L’accordo dovrà prevedere:
- la sua durata (a tempo determinato o indeterminato), con l’indicazione delle giornate “smart” (numero di giornate al mese ovvero giorno/i fisso/i alla settimana) e delle ipotesi di “giustificato motivo” che consentano alle parti di recedere dall’accordo senza preavviso;
- le indicazioni circa le modalità di richiesta, da parte del lavoratore, degli istituti contrattuali più comuni (malattia, ferie, permessi, straordinario, ecc.);
- le prescrizioni per quanto attiene al luogo che verrà deputato, dal lavoratore, quale spazio dedicato a rendere la prestazione lavorativa. In particolare, andranno indicati i requisiti minimi di idoneità dei locali adibiti ad attività lavorativa;
- le modalità e le tempistiche per richiamare il lavoratore in azienda qualora se ne ravvisi la necessità. In particolare, dovrà essere indicato il preavviso da fornire al lavoratore perché si possa organizzare per rendere la prestazione in azienda;
- le modalità con le quali verranno forniti gli obiettivi periodici richiesti durante la prestazione resa al di fuori dei locali aziendali;
- la strumentazione tecnologica fornita al lavoratore per rendere la prestazione e le relative misure tecniche e organizzative necessarie per assicurare la disconnessione dagli stessi una volta terminata l’attività lavorativa;
- le modalità di esercizio del potere di controllo del datore di lavoro sulla prestazione resa dal lavoratore all’esterno dei locali aziendali nel rispetto di quanto disposto dall’articolo 4 della Legge 20 maggio 1970, n. 300;
- le condotte, connesse all’esecuzione della prestazione all’esterno dei locali aziendali, che possono dar luogo all’applicazione di sanzioni disciplinari;
- una completa informativa sui rischi per la salute e la sicurezza del lavoratore, con un puntuale programma di formazione e informazione relativo all’organizzazione degli spazi e dei tempi per la salvaguardia della salute fisica e psicofisica dei dipendenti.
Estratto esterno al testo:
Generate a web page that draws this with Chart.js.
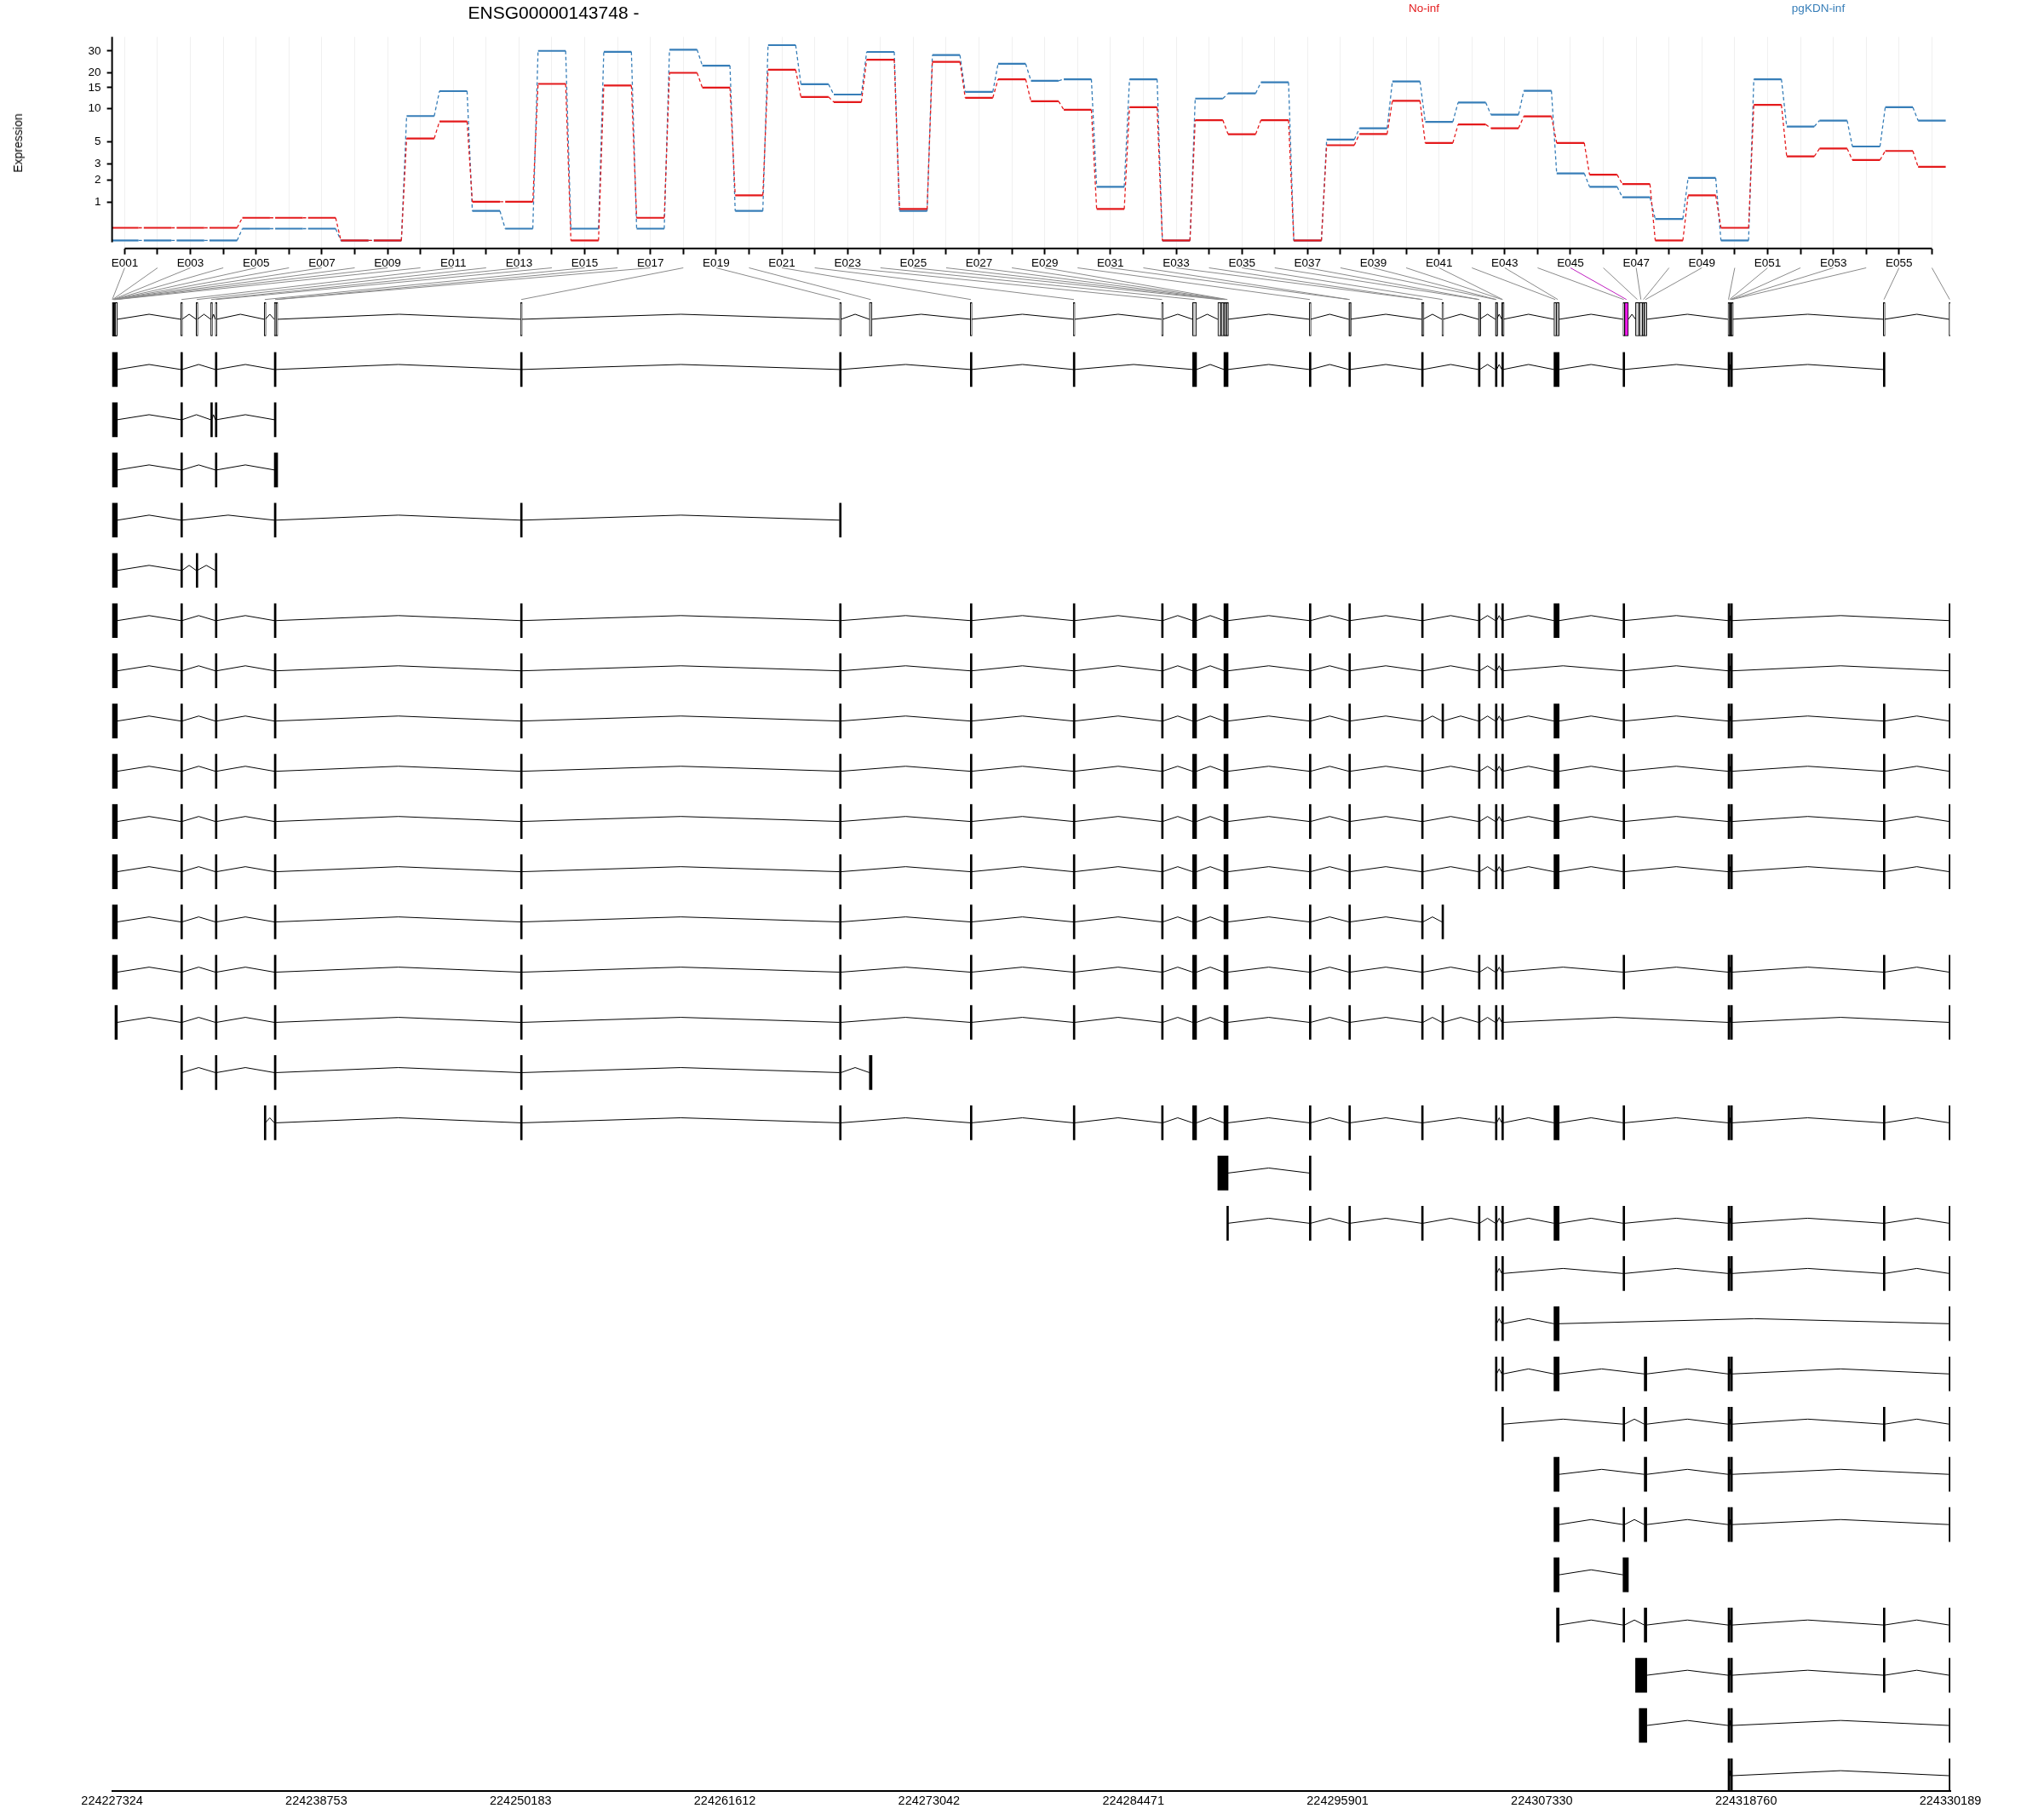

Ciò in quanto il datore di lavoro rimane, anche durante il periodo di lavoro smart, responsabile della sicurezza e del buon funzionamento degli strumenti tecnologici assegnati al lavoratore.
Oltre alla stipulazione dell’accordo individuale, risulterà opportuno predisporre adeguate policy aziendali che regolamentino l’utilizzo degli strumenti di lavoro e dei sistemi informatici nonché specifici regolamenti disciplinari che individuino per tutta la popolazione aziendale le condotte sanzionabili e le concrete modalità di controllo da parte del datore di lavoro.
Non solo.
In conclusione
In aggiunta alla necessità di rientrare nei binari formali di cui alla Legge 81/2017, con il superamento della fase emergenziale occorrerà fare in modo che lo smart working (che da più voci è stato definito, nella modalità di gestione della fase emergenziale, come un vero e proprio “home working”) recuperi lo spirito e le finalità originarie volte all’incremento della competitività e ad una maggiore possibilità di conciliazione dei tempi di vita e di lavoro.
Come auspicato nel Piano Colao, occorrerà “utilizzare la fase attuale per un’attenta e profonda osservazione dello smart working e delle dinamiche ad esso connesse per identificare elementi con cui migliorare la normativa vigente (legge n. 81/2017), al fine di renderla perfettamente aderente al nuovo contesto che si sta sviluppando, in cui da un lato c’è la necessità di un’adozione diffusa per questioni anche di sicurezza e, dall’altro l’obiettivo di dare a imprese e lavoratori un’opzione migliorativa sia della produttività sia delle condizioni lavorative”.